Zig Zag is a first-person maze video game written by Ed Hickman and published by DK'Tronics in 1984 for the ZX Spectrum.

==Gameplay==
In Zig Zag, the player must explore a maze from first-person perspective searching for Scarabaqs, the creatures that hold sector entry data that the player needs to continue to the next level. Scarabaqs flee from the player, who must exploit their behaviour to chase them into dead ends.

Adversity comes in the form of Hoverbots, whose attacks drain the player's energy.

Zig Zag also supports the Currah MicroSpeech peripheral.

==Development==

Chasing a Scarabaq in sector 2

The first-person 3D effect was achieved by using a series of vertical black lines to form the perspective of the walls, and to give the impression of the ceiling and floor. This also allowed relatively smooth movement animation, particularly when the player rotates left or right, but some reviewers found the stripes to be an eye-strain.

==Reception==
Reviewers were impressed with the 3D graphics and endearing nature of the Scarabaqs sprites and behaviour.

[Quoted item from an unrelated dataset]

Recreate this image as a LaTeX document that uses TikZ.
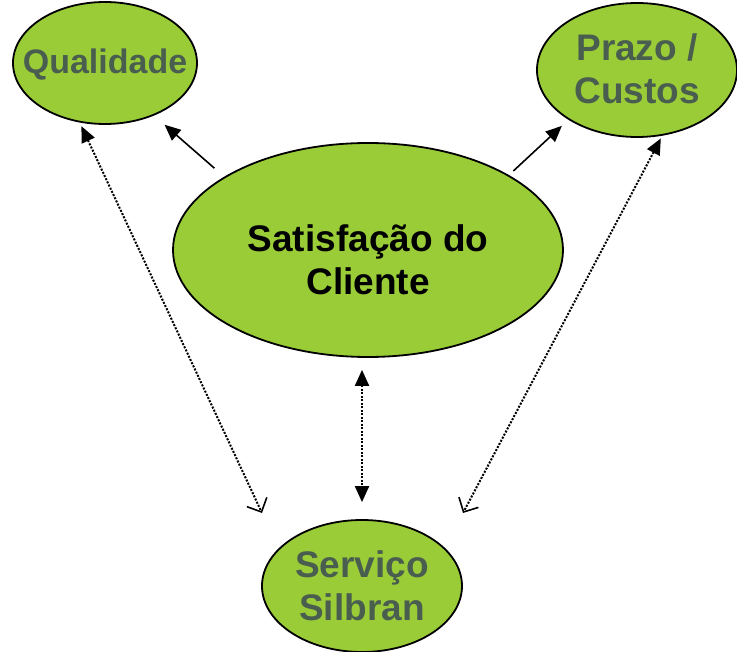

The drawn-out chases were described as tiring, but addictive. CRASH magazine awarded 85% in issue 5. In the CRASH issue 15 retrospective, Zig Zag was still appreciated as a good game although several reviews felt the gameplay became boring after a while. Your Spectrum awarded an average of 5 out of 10 in issue 5, also highlighting the fast and colourful 3D effect but viewed it as a "common-or-garden maze game".